Hi @vishalpat13 , as you can see from above there are a number of questions about the data that need answering before an actual solution can be produced that is known to meet your requirements. However, in its most simple form, I think that this fulfils the need to return the Campaign Type for those that match the Big Query data. All it does is use Cell Replacer to provide a “lookup” to see if the Campaign ID is present in the Big Query data.

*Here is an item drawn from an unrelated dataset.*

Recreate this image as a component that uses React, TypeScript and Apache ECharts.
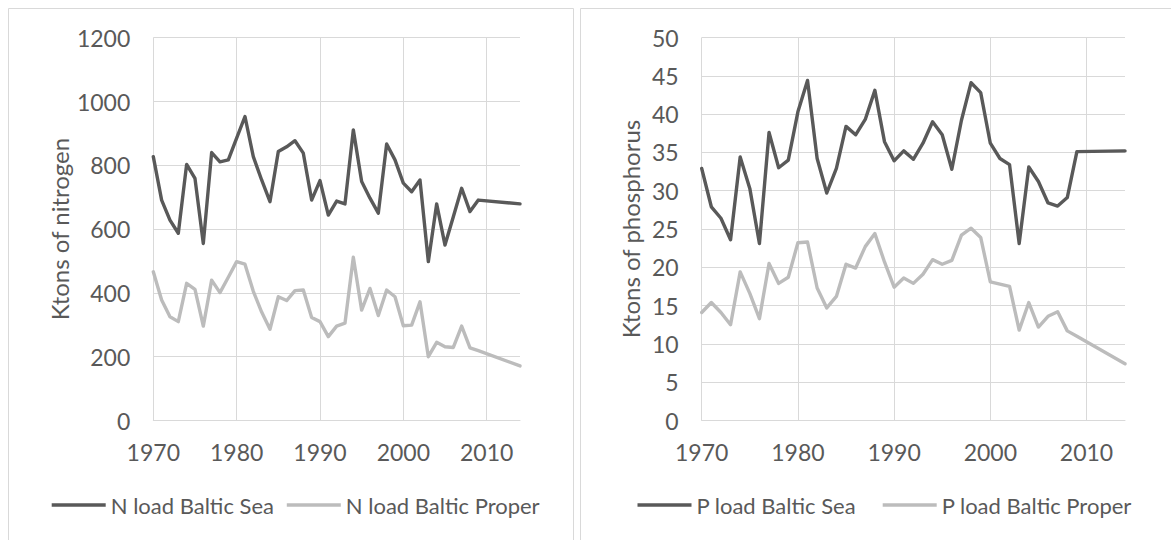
import React, { useEffect, useRef } from "react";
import * as echarts from "echarts";

const years = [
  1970, 1971, 1972, 1973, 1974, 1975, 1976, 1977, 1978, 1979,
  1980, 1981, 1982, 1983, 1984, 1985, 1986, 1987, 1988, 1989,
  1990, 1991, 1992, 1993, 1994, 1995, 1996, 1997, 1998, 1999,
  2000, 2001, 2002, 2003, 2004, 2005, 2006, 2007, 2008, 2009,
  2014,
];

const nLoadBalticSea = [
  827, 691, 628, 587, 803, 759, 555, 840, 811, 817,
  885, 953, 827, 754, 686, 843, 858, 877, 838, 691,
  752, 644, 688, 679, 911, 749, 697, 650, 867, 817,
  744, 717, 754, 498, 679, 550, 639, 728, 655, 691,
  679,
];

const nLoadBalticProper = [
  466, 378, 325, 310, 430, 411, 296, 440, 401, 449,
  498, 490, 405, 340, 286, 388, 376, 407, 409, 323,
  310, 263, 296, 305, 512, 346, 414, 329, 409, 388,
  297, 299, 372, 200, 245, 231, 229, 296, 228, 219,
  171,
];

const pLoadBalticSea = [
  32.9, 27.9, 26.4, 23.6, 34.4, 30.3, 23.1, 37.6, 33.0, 34.0,
  40.3, 44.4, 34.2, 29.7, 32.9, 38.4, 37.3, 39.3, 43.1, 36.4,
  33.9, 35.2, 34.1, 36.2, 39.0, 37.3, 32.8, 39.2, 44.1, 42.8,
  36.2, 34.2, 33.4, 23.1, 33.1, 31.2, 28.4, 28.0, 29.1, 35.1,
  35.2,
];

const pLoadBalticProper = [
  14.1, 15.4, 14.1, 12.5, 19.4, 16.6, 13.3, 20.5, 17.9, 18.7,
  23.2, 23.3, 17.3, 14.7, 16.2, 20.4, 19.9, 22.7, 24.4, 20.7,
  17.4, 18.6, 17.9, 19.1, 21.0, 20.4, 20.9, 24.2, 25.1, 23.9,
  18.1, 17.8, 17.5, 11.8, 15.4, 12.2, 13.6, 14.2, 11.7, 11.0,
  7.4,
];

const seriesNames = [
  "N load Baltic Sea",
  "N load Baltic Proper",
  "P load Baltic Sea",
  "P load Baltic Proper",
];
const axisTitles = ["Ktons of nitrogen", "Ktons of phosphorus"];

const DARK = "#595959";
const LIGHT = "#bcbcbc";
const GRID = "#d9d9d9";
const TEXT = "#595959";
const FONT = "Lato";

function pairs(vals: number[]) {
  return years.map((y, i) => [y, vals[i]]);
}

const plain = (v: number) => String(v);

function xAxisCfg(gridIndex: number) {
  return {
    type: "value",
    gridIndex,
    min: 1970,
    max: 2014,
    interval: 10,
    axisLine: { show: true, lineStyle: { color: GRID, width: 1 } },
    axisTick: { show: false },
    axisLabel: {
      color: TEXT,
      fontSize: 23,
      fontFamily: FONT,
      margin: 20,
      showMaxLabel: false,
      formatter: plain,
    },
    splitLine: {
      show: true,
      showMaxLine: false,
      lineStyle: { color: GRID, width: 1 },
    },
  };
}

function yAxisCfg(gridIndex: number, max: number, interval: number, name: string, nameGap: number) {
  return {
    type: "value",
    gridIndex,
    min: 0,
    max,
    interval,
    name,
    nameLocation: "middle",
    nameGap,
    nameTextStyle: { color: TEXT, fontSize: 24, fontFamily: FONT },
    axisLine: { show: false },
    axisTick: { show: false },
    axisLabel: { color: TEXT, fontSize: 23, fontFamily: FONT, margin: 23, formatter: plain },
    splitLine: { show: true, lineStyle: { color: GRID, width: 1 } },
  };
}

function lineSeries(name: string, vals: number[], color: string, idx: number) {
  return {
    type: "line",
    name,
    xAxisIndex: idx,
    yAxisIndex: idx,
    data: pairs(vals),
    symbol: "none",
    color,
    itemStyle: { color },
    lineStyle: { color, width: 3.4, join: "round", cap: "round" },
  };
}

function legendCfg(name: string, left: number) {
  return {
    data: [name],
    left,
    top: 494,
    padding: 0,
    icon: "rect",
    itemWidth: 54,
    itemHeight: 3.4,
    textStyle: { color: TEXT, fontSize: 22, fontFamily: FONT },
  };
}

export default function App() {
  const ref = useRef<HTMLDivElement>(null);

  useEffect(() => {
    if (!ref.current) return;
    const chart = echarts.init(ref.current, undefined, { renderer: "svg" });
    chart.setOption({
      animation: false,
      backgroundColor: "#ffffff",
      textStyle: { fontFamily: FONT },
      grid: [
        { left: 153.3, top: 37.7, width: 366.7, height: 382.8 },
        { left: 701.7, top: 37.5, width: 423.3, height: 383 },
      ],
      xAxis: [xAxisCfg(0), xAxisCfg(1)],
      yAxis: [
        yAxisCfg(0, 1200, 200, axisTitles[0], 82),
        yAxisCfg(1, 50, 5, axisTitles[1], 59),
      ],
      legend: [
        legendCfg(seriesNames[0], 51.7),
        legendCfg(seriesNames[1], 286.8),
        legendCfg(seriesNames[2], 637.5),
        legendCfg(seriesNames[3], 882.7),
      ],
      series: [
        lineSeries(seriesNames[0], nLoadBalticSea, DARK, 0),
        lineSeries(seriesNames[1], nLoadBalticProper, LIGHT, 0),
        lineSeries(seriesNames[2], pLoadBalticSea, DARK, 1),
        lineSeries(seriesNames[3], pLoadBalticProper, LIGHT, 1),
      ],
      graphic: [
        {
          type: "rect",
          shape: { x: 8.5, y: 8.5, width: 565, height: 600 },
          style: { fill: "none", stroke: GRID, lineWidth: 1 },
          silent: true,
          z: -1,
        },
        {
          type: "rect",
          shape: { x: 580.5, y: 8.5, width: 620, height: 600 },
          style: { fill: "none", stroke: GRID, lineWidth: 1 },
          silent: true,
          z: -1,
        },
      ],
    });
    return () => chart.dispose();
  }, []);

  return (
    <div
      ref={ref}
      style={{ position: "fixed", left: 0, top: 0, width: 1171, height: 540 }}
    />
  );
}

It then uses a rule engine so that where the Cell Replacer returned a value, it transcribes the Campaign Type from the same row to a new column Big Query Campaign type.

I also did a minor modification to your joiner node removing the need for the additional column filter that you had.

KNIME_project task final - with BigQuery Lookup.knwf (28.5 KB)

vishalpat13 · July 11, 2021, 4:27pm

Hi @takbb , thank you for stretching your working hours during weekend .
Both you and @mlauber71 along with other members have my respect fully.

This latest solution presented by you is almost perfect as per my requirements.

Only thing left is that I want to keep same no. of rows as there are in original file.

for eg: in excel file: rows are 68960 , So, i want that my final node should also contain 68960 rows.

If some rows are missing due to joins, then that value should display as ? but the row count should be same

takbb · July 11, 2021, 4:37pm

Hi @vishalpat13 , that should be easily resolved if you edit the Joiner in the workflow I uploaded, and make that a Left Outer join instead of an inner join.

Some rows have a missing Campaign ID so they were missing from the join, but making it a Left Outer join should resolve that.

system · January 10, 2022, 4:37am

This topic was automatically closed 182 days after the last reply. New replies are no longer allowed.